Erneut ist ein Uhu an einem unzureichend gesicherten Mittelspannungsmast ums Leben gekommen (s. Foto oben). Der Vorfall ereignete sich im Mai in dem zum Schutz von Uhus eingerichteten Europäischen Vogelschutzgebiet „Unteres Mittelrheintal“. Ein Förster hatte den Vogel gefunden und die Naturschutzbehörde verständigt. Diese verständigte Stefan Brücher von der EGE. Brüchers schlimmste Befürchtung bestätigte sich: Der 2.860 g schwere Uhu mit Brutfleck erwies sich als Weibchen. In 300 m Entfernung fand Brücher die beiden Jungvögel des Uhus und veranlasste sogleich das Zufüttern der beiden, denn das Uhumännchen allein kann deren Ernährung kaum bewältigen.

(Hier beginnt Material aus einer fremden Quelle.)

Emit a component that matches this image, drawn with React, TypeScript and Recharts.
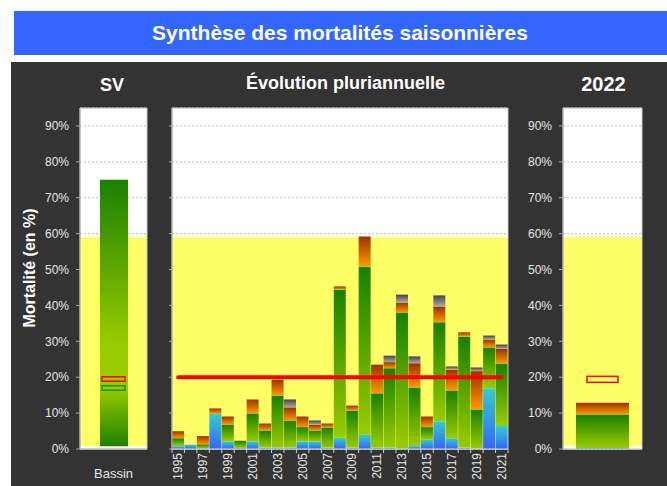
import React from 'react';
import { ComposedChart, Bar, Line, Scatter, XAxis, YAxis, CartesianGrid, ReferenceArea } from 'recharts';

// ---- data ----
const years = ['1995','1996','1997','1998','1999','2000','2001','2002','2003','2004','2005','2006','2007','2008','2009','2010','2011','2012','2013','2014','2015','2016','2017','2018','2019','2020','2021'];
const blueVals = [0.8, 1.2, 0.2, 9.8, 2.1, 0.3, 2.1, 0.4, 0.4, 0.4, 2.1, 2.1, 0.4, 3.1, 0.4, 4.0, 0.4, 0.4, 0.2, 0.8, 2.6, 7.7, 3.0, 0.4, 0.1, 16.9, 6.4];
const greenVals = [2.2, 0, 1.1, 0, 4.7, 2.0, 7.8, 4.75, 14.5, 7.5, 4.0, 3.05, 5.6, 41.3, 10.3, 46.8, 15.1, 22.1, 37.8, 16.3, 3.5, 27.6, 13.3, 30.9, 10.9, 11.4, 17.4];
const orangeVals = [1.95, 0, 2.3, 1.5, 2.25, 0, 3.9, 1.95, 4.4, 3.7, 2.95, 1.6, 1.1, 0.9, 1.4, 8.4, 8.0, 1.7, 2.8, 6.8, 2.95, 4.4, 5.8, 1.2, 10.7, 2.2, 4.1];
const grayVals = [0, 0, 0, 0, 0, 0, 0, 0, 0, 2.2, 0, 1.2, 0, 0, 0, 0, 0, 1.8, 2.2, 1.9, 0, 3.1, 0.9, 0, 1.0, 1.1, 1.2];
const seuil = 20;

const svCategories = ['Bassin'];
const svLow = [0.8];
const svHigh = [75];
const svRed = [19.5];
const svGreen = [17.0];

const curCategories = ['2022'];
const curBlue = [0.3];
const curGreen = [9.3];
const curOrange = [3.3];
const curRed = [19.4];

const yTicks = [0, 10, 20, 30, 40, 50, 60, 70, 80, 90];
const yDomain = [0, 95];
const bandLow = 0.8;
const bandHigh = 59;

// ---- tables ----
const midData = years.map((y, i) => ({
  year: y,
  blue: blueVals[i],
  green: greenVals[i],
  orange: orangeVals[i],
  gray: grayVals[i],
  seuil,
}));
const svData = svCategories.map((c, i) => ({
  cat: c,
  range: [svLow[i], svHigh[i]],
  rouge: svRed[i],
  vert: svGreen[i],
}));
const curData = curCategories.map((c, i) => ({
  cat: c,
  blue: curBlue[i],
  green: curGreen[i],
  orange: curOrange[i],
  rouge: curRed[i],
}));

const FONT = '"Liberation Sans", Arial, Helvetica, sans-serif';
const TICK_COLOR = '#e6e6e6';
const pct = (v: number) => `${v}%`;

const Grads = ({ p }: { p: string }) => (
  <defs>
    <linearGradient id={`${p}-blue`} x1="0" y1="1" x2="0" y2="0">
      <stop offset="0" stopColor="#3366ff" />
      <stop offset="1" stopColor="#33cccc" />
    </linearGradient>
    <linearGradient id={`${p}-green`} x1="0" y1="1" x2="0" y2="0">
      <stop offset="0" stopColor="#99cc00" />
      <stop offset="1" stopColor="#1a8000" />
    </linearGradient>
    <linearGradient id={`${p}-orange`} x1="0" y1="1" x2="0" y2="0">
      <stop offset="0" stopColor="#ff9900" />
      <stop offset="1" stopColor="#993300" />
    </linearGradient>
    <linearGradient id={`${p}-gray`} x1="0" y1="1" x2="0" y2="0">
      <stop offset="0" stopColor="#aaaaaa" />
      <stop offset="1" stopColor="#444444" />
    </linearGradient>
    <linearGradient id={`${p}-sv`} x1="0" y1="0" x2="0" y2="1">
      <stop offset="0" stopColor="#1a8000" />
      <stop offset="0.62" stopColor="#99cc00" />
      <stop offset="0.78" stopColor="#99cc00" />
      <stop offset="1" stopColor="#1f8000" />
    </linearGradient>
  </defs>
);

const makeMark = (w: number, h: number, color: string) => (props: any) => {
  const { cx, cy } = props;
  if (cx == null || cy == null) return <g />;
  return <rect x={cx - w / 2} y={cy - h / 2} width={w} height={h} fill="none" stroke={color} strokeWidth={1.5} />;
};
const RedSV = makeMark(23, 4.5, '#ff0000');
const GreenSV = makeMark(23, 4.5, '#1a9000');
const RedCur = makeMark(31, 6, '#ff0000');

const YearTick = (props: any) => {
  const { x, y, payload, index } = props;
  const off = payload && payload.offset ? payload.offset : 0;
  const show = index % 2 === 0;
  const last = index === years.length - 1;
  return (
    <g>
      <line x1={x - off} x2={x - off} y1={y - 4} y2={y} stroke="#cccccc" />
      {last && <line x1={x + off} x2={x + off} y1={y - 4} y2={y} stroke="#cccccc" />}
      {show && (
        <text x={x} y={y} transform={`rotate(-90, ${x}, ${y})`} textAnchor="end" dominantBaseline="central" fill={TICK_COLOR} fontSize={12}>
          {payload.value}
        </text>
      )}
    </g>
  );
};

const SVChart = () => (
  <ComposedChart width={160} height={486} data={svData} margin={{ top: 108, right: 13, bottom: 7, left: 0 }}>
    <Grads p="sv" />
    <CartesianGrid vertical={false} fill="#ffffff" stroke="#bdbdbd" strokeDasharray="2 2" />
    <ReferenceArea y1={bandLow} y2={bandHigh} fill="#ffff66" fillOpacity={1} stroke="none" />
    <ReferenceArea y1={0} y2={95} fill="none" stroke="#c8c8c8" />
    <XAxis dataKey="cat" height={30} tickSize={6} tickMargin={14} tickLine={false} axisLine={{ stroke: '#cccccc' }} tick={{ fill: TICK_COLOR, fontSize: 13 }} />
    <YAxis width={80} domain={yDomain} ticks={yTicks} tickFormatter={pct} tickSize={4} tickMargin={7} axisLine={{ stroke: '#aaaaaa' }} tickLine={{ stroke: '#aaaaaa' }} tick={{ fill: TICK_COLOR, fontSize: 12 }} />
    <Bar dataKey="range" fill="url(#sv-sv)" barSize={28} isAnimationActive={false} />
    <Scatter dataKey="rouge" shape={RedSV} isAnimationActive={false} />
    <Scatter dataKey="vert" shape={GreenSV} isAnimationActive={false} />
  </ComposedChart>
);

const MidChart = () => (
  <ComposedChart width={370} height={486} data={midData} margin={{ top: 108, right: 12, bottom: 0, left: 0 }} barCategoryGap={0} barGap={0}>
    <Grads p="mid" />
    <CartesianGrid vertical={false} fill="#ffffff" stroke="#bdbdbd" strokeDasharray="2 2" />
    <ReferenceArea y1={bandLow} y2={bandHigh} fill="#ffff66" fillOpacity={1} stroke="none" />
    <ReferenceArea y1={0} y2={95} fill="none" stroke="#c8c8c8" />
    <XAxis dataKey="year" interval={0} height={37} tickSize={4} tickMargin={0} tickLine={false} axisLine={{ stroke: '#dddddd' }} tick={<YearTick />} />
    <YAxis width={22} domain={yDomain} ticks={yTicks} tickFormatter={() => ''} tickSize={3} axisLine={{ stroke: '#aaaaaa' }} tickLine={{ stroke: '#aaaaaa' }} />
    <Bar dataKey="blue" stackId="a" fill="url(#mid-blue)" isAnimationActive={false} />
    <Bar dataKey="green" stackId="a" fill="url(#mid-green)" isAnimationActive={false} />
    <Bar dataKey="orange" stackId="a" fill="url(#mid-orange)" isAnimationActive={false} />
    <Bar dataKey="gray" stackId="a" fill="url(#mid-gray)" isAnimationActive={false} />
    <Line dataKey="seuil" stroke="#ff0000" strokeWidth={4} strokeLinecap="round" dot={false} activeDot={false} isAnimationActive={false} />
  </ComposedChart>
);

const CurChart = () => (
  <ComposedChart width={147} height={486} data={curData} margin={{ top: 108, right: 25, bottom: 0, left: 0 }}>
    <Grads p="cur" />
    <CartesianGrid vertical={false} fill="#ffffff" stroke="#bdbdbd" strokeDasharray="2 2" />
    <ReferenceArea y1={bandLow} y2={bandHigh} fill="#ffff66" fillOpacity={1} stroke="none" />
    <ReferenceArea y1={0} y2={95} fill="none" stroke="#c8c8c8" />
    <XAxis dataKey="cat" height={37} tick={false} tickLine={false} axisLine={{ stroke: '#dddddd' }} />
    <YAxis width={43} domain={yDomain} ticks={yTicks} tickFormatter={pct} tickSize={4} tickMargin={7} axisLine={{ stroke: '#aaaaaa' }} tickLine={{ stroke: '#aaaaaa' }} tick={{ fill: TICK_COLOR, fontSize: 12 }} />
    <Bar dataKey="blue" stackId="a" fill="url(#cur-blue)" barSize={53} isAnimationActive={false} />
    <Bar dataKey="green" stackId="a" fill="url(#cur-green)" barSize={53} isAnimationActive={false} />
    <Bar dataKey="orange" stackId="a" fill="url(#cur-orange)" barSize={53} isAnimationActive={false} />
    <Scatter dataKey="rouge" shape={RedCur} isAnimationActive={false} />
  </ComposedChart>
);

export default function App() {
  return (
    <div style={{ position: 'absolute', left: 0, top: 0, width: 667, height: 486, background: '#ffffff', overflow: 'hidden', fontFamily: FONT }}>
      <div style={{ position: 'absolute', left: 14, top: 11, width: 653, height: 44, background: '#3366ff' }} />
      <div style={{ position: 'absolute', left: 11, top: 62, width: 656, height: 424, background: '#333333' }} />
      <div style={{ position: 'absolute', left: 0, top: 0 }}><SVChart /></div>
      <div style={{ position: 'absolute', left: 150, top: 0 }}><MidChart /></div>
      <div style={{ position: 'absolute', left: 520, top: 0 }}><CurChart /></div>
      <svg width={667} height={486} style={{ position: 'absolute', left: 0, top: 0, pointerEvents: 'none' }}>
        <text x={340} y={40} textAnchor="middle" fill="#ffffff" fontWeight="bold" fontSize={21}>Synthèse des mortalités saisonnières</text>
        <text x={112} y={90.5} textAnchor="middle" fill="#ffffff" fontWeight="bold" fontSize={18}>SV</text>
        <text x={345.5} y={88.5} textAnchor="middle" fill="#ffffff" fontWeight="bold" fontSize={18}>Évolution pluriannuelle</text>
        <text x={603.5} y={90.5} textAnchor="middle" fill="#ffffff" fontWeight="bold" fontSize={20}>2022</text>
        <text x={35} y={268} transform="rotate(-90, 35, 268)" textAnchor="middle" fill="#ffffff" fontWeight="bold" fontSize={16}>Mortalité (en %)</text>
      </svg>
    </div>
  );
}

Die weiteren Details des Falles offenbaren exemplarisch die Tragik des Vogelschutzes an Mittelspannungsmasten:

An dem Todesmast waren auf Drängen der EGE bereits vor mehr als 20 Jahren Entschärfungsarbeiten durchgeführt worden. Damals waren diese noch kein gesetzliches Muss. Auch gab es für die Entschärfungsmaßnahmen noch keine verbindlichen Ausführungsbestimmungen. Wie bei zahlreichen anderen Masten wurden an dem Mast keine längeren Isolatoren eingebaut, sondern lediglich sogenannte Büschelabweiser montiert. Diese sollen Vögel von der Landung auf gefährlichen Bauteilen abhalten. Sonderlich wirkungsvoll sind Büschelabweiser nicht, wie zahlreiche Fälle verunglückter Uhus und Störche an solchermaßen behandelten Masten belegen. Deshalb standen Büschelabweiser bereits in den 1980er Jahren in der Kritik. Weil der Einbau der Büschelabweiser aber vergleichsweise kostengünstig ist, wurden sie tausendfach montiert – bis die Länder-Arbeitsgemeinschaft der Vogelschutzwarten sie 2011 amtlich als untauglich einstufte. Das Nachrüsten der betreffenden Masten lehnen die Netzbetreiber ab. Der Todesmast weist eine weitere Schwachstelle auf: Einer der seinerzeit montierten Vogelabweiser wurde an der falschen Stelle angebracht, nämlich gut 25 cm von der eigentlichen Gefahrenstelle entfernt (s. Foto unten; der rote Pfeil markiert die falsche, der grüne Pfeil die richtige Stelle). Vermutlich wurde dieser Umstand dem Uhu zum Verhängnis. Ein Jahr zuvor ist ein Uhu aus demselben Gebiet an einem anderen unzureichend gesicherten Mast ums Leben gekommen.

Todesmast © EGE

Wie alle anderen Mittelspannungsmasten wurde wohl auch der Mast des neuerlichen Falles in der Vergangenheit alle drei bis fünf Jahre vom Netzbetreiber auf Vogelschutzmaßnahmen und eventuelle Mängel hin angesehen. Die Kontrolleure hatten insofern mehrmals die Gelegenheit, die Fehler zu erkennen und zu beheben. Stefan Brücher dazu: „Meiner Erfahrung nach achten die Netzbetreiber bei den Kontrollen zu wenig auf die entscheidenden Details. Nur wenn große Schutzkappen verloren gegangen sind, wird nachgebessert. Handwerkliche Montagefehler werden oft jahrzehntelang nicht korrigiert. Keine Behörde führt Kontrollen durch, nur die EGE schaut genauer hin.

So steht der Schutz der Uhus selbst in den zu ihrem Schutz eingerichteten Schutzgebieten oftmals nur auf dem Papier. Anfang 2023 hat sich die EGE mit detaillierten Vorschlägen an die Naturschutzbehörde gewandt, Missstände in den 24 Teilflächen des Vogelschutzgebietes „Unteres Mittelrheintal“ abzustellen. Diese Vorschläge betreffen auch Mittelspannungsmasten. Umweltministerium, Vogelschutzwarte und EGE haben dazu Gespräche vereinbart. Die EGE drängt Netzbetreiber und Behörden, zumindest im 3 km-Radius um Uhubrutplätze unverzüglich für vogelsichere Masten zu sorgen. Meistens wird aber erst nachgebessert und auch nur der betreffende Mast, wenn ein Uhu ums Leben gekommen ist. Schon vor zehn Jahre hatte der örtliche Netzbetreiber lauthals „den flächendeckenden Vogelschutz an Mittelspannungsmasten“ als erreicht verkündet.